(55) 美星町竪穴住居址復元 - よもやまばなし

(55) 美星町竪穴住居址復元
2009/5/1

 2009年3月22日の朝、新倉敷駅まで自分の車で迎えに来てくださったのは、井原市美星町の岸本剛一氏だった。41~2年も昔、同じ岸本氏の運転で、どれほど美星町内一帯から矢掛や倉敷までも行き来したことか。この日は、その41年も昔に建てた弥生時代住居跡の再々建行事に参加のためだった。

1968年4月1日復元風景柱を立て棟木を上げる
地震はこれより少し前だった

茅による屋根葺き中1日でほぼここまで出来上がる

 美星町が井原市に合併したのは、平成の大合併2005年でつい近年のこと、いずれにしてもその町名のように星の美しい(本来の町名由来は、地名の三(美)山と星田の合体)広々とした標高300~400mの高原地帯、吉備高原の南端なのである。

 この高原地帯の一角五万原で、弥生時代も最末期、古墳時代が始まろうとしていた頃の竪穴住居址が、農道の断面で数基発見され、依頼を受けて倉敷考古館で調査を行ったのが1965年のこと、当時は教育委員会勤務だった岸本氏を始め、当時の町の方々とのお付き合いが始まったのである。

 その時と1967年の2次にわたって調査した、五万原住居跡の一基を復元したのが、今回再再建した竪穴住居である。40年間に2度目の建て替えは、最初は復元数年後の火災事故のためだったが、今回は老朽化のためである。もともと当時の住居なども、20~25年程度で屋根替えや再建が必要だったはずである。昔は20年というのが一世代、伊勢神宮の建て替えが20年というのも、古代の実態の伝承であろう。

2009年3月22日「中世夢が原」の中で、
屋根の茅を整える人達

2日間でここまで出来ていた。
当日は雨になって、作業は中止

未完成だが内部はほぼ仕上がっていた

 この時の調査は『倉敷考古館研究集報 第5号』の中で「岡山県五万原遺跡」として1968年10月に報告したが、この中には左上のような住居址復元中の写真をいれている。これは同年の4月1日のことなのである。この写真を見るたびに思い出すのは、作業中での思いもかけない強烈な足元の揺れだった。
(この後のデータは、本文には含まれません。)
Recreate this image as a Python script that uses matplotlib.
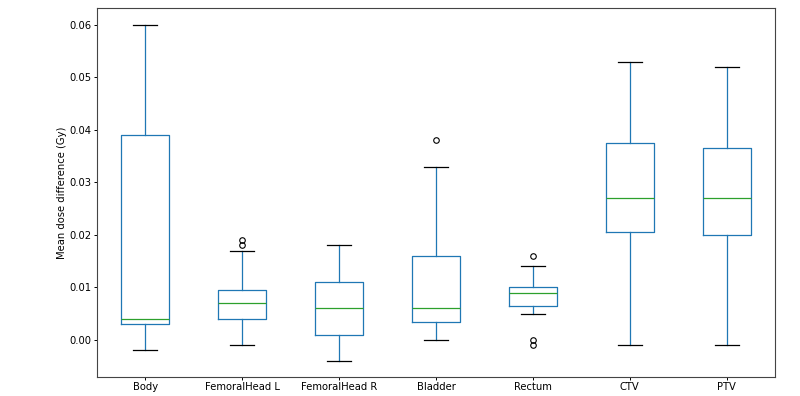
import matplotlib
matplotlib.use('Agg')
import matplotlib.pyplot as plt

# Box statistics
structures = ['Body', 'FemoralHead L', 'FemoralHead R', 'Bladder', 'Rectum', 'CTV', 'PTV']
whis_lo = [-0.002, -0.001, -0.004, 0.000, 0.005, -0.001, -0.001]
q1 = [0.003, 0.004, 0.001, 0.0035, 0.0065, 0.0205, 0.020]
median = [0.004, 0.007, 0.006, 0.006, 0.009, 0.027, 0.027]
q3 = [0.039, 0.0095, 0.011, 0.016, 0.010, 0.0375, 0.0365]
whis_hi = [0.060, 0.017, 0.018, 0.033, 0.014, 0.053, 0.052]
outliers = [[], [0.018, 0.019], [], [0.038], [0.016, 0.0, -0.001], [], []]
y_ticks = [0.0, 0.01, 0.02, 0.03, 0.04, 0.05, 0.06]


def build_stats():
    stats = []
    for i, name in enumerate(structures):
        stats.append({
            'label': name,
            'whislo': whis_lo[i],
            'q1': q1[i],
            'med': median[i],
            'q3': q3[i],
            'whishi': whis_hi[i],
            'fliers': outliers[i],
        })
    return stats


def main():
    fig = plt.figure(figsize=(8, 3.96), dpi=100)
    ax = fig.add_axes([0.121, 0.048, 0.848, 0.932])

    blue = '#1f77b4'
    lw = 0.9
    ax.bxp(
        build_stats(),
        widths=0.5,
        boxprops=dict(color=blue, linewidth=lw),
        whiskerprops=dict(color=blue, linewidth=lw),
        medianprops=dict(color='#2ca02c', linewidth=lw),
        capprops=dict(color='k', linewidth=lw),
        flierprops=dict(marker='o', markerfacecolor='none', markeredgecolor='k',
                        markersize=4, markeredgewidth=0.8),
    )

    ax.set_ylim(-0.00705, 0.0632)
    ax.set_yticks(y_ticks)
    ax.set_yticklabels([f'{v:.2f}' for v in y_ticks])
    ax.tick_params(axis='both', length=2.5, width=0.7, pad=1.3, labelsize=7.2)
    ax.set_ylabel('Mean dose difference (Gy)', fontsize=7.2, labelpad=2)
    for spine in ax.spines.values():
        spine.set_color('#444444')
        spine.set_linewidth(0.8)

    fig.savefig('out.png', dpi=100)


if __name__ == '__main__':
    main()
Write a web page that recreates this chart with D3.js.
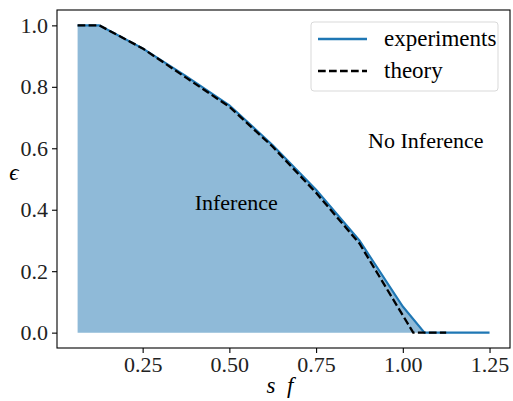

地震である。

 ほとんどの人は、建てかけたばかりの丸太の木組みの上だった。みんな柱にしがみついた。よく柱ごと倒れなかったとは後で思ったことだ。当日はちょうど月曜日で考古館は休日。館内の展示品に何が起こっているか気掛かりだったが、当時このような場所では、震源地さえ不明。電話をかけるのも大変。「ままよ・・」とそのまま作業を続けたが、展示品はかなり無茶苦茶になっているだろうと覚悟していた。

 この4月2日の考古館日記には「・・昨日米国ジョンソン北ベトナム全面停戦発表、日向灘地震もあり、色々・・美星町では弥生住居の棟上・・・」とだけ。

 この時の日向灘地震、岡山ではほとんど話題にならなかったが、高原での揺れは、なまじな物ではなかった。ちょっと調べてみると、M7.5 死者一人とのこと。倉敷近在では誰も覚えてないが、一緒に建てかけの弥生住居で経験した岸本氏は、その強烈な揺れをよく覚えていた。

 人間も勝手なもの、自分の経験は昨日のように思い出すが、重要な歴史事実、あのベトナム戦争が、その日に停戦になったことは、日記を見て驚いたことだった。

 今回の住居址復元でも、多くの人が参加しているよう。同じ行事で、40年前も現在も、みなボランティアで進められている地域である。屋根の茅を集めるのが一番の大仕事に変わり無かったようだが、40年前には地元の高校生の力が大きかったと聞く。しかし今ではこの高校は閉校となっている。作業に参加する人は変わった。その地も「中世夢が原」の一角になっている。  

 歳月経過の差は、人により、場所により、場合によりなんとアンバランスなことか。復元は40年前と同様に進んでいるが。

 この住居址はもともと火災を受けた住居だった。そのため当時の人の暮らしを、よく伝えてくれた。次回はちょっと「中世」ではなく、1800年ばかり前を覗き見したい。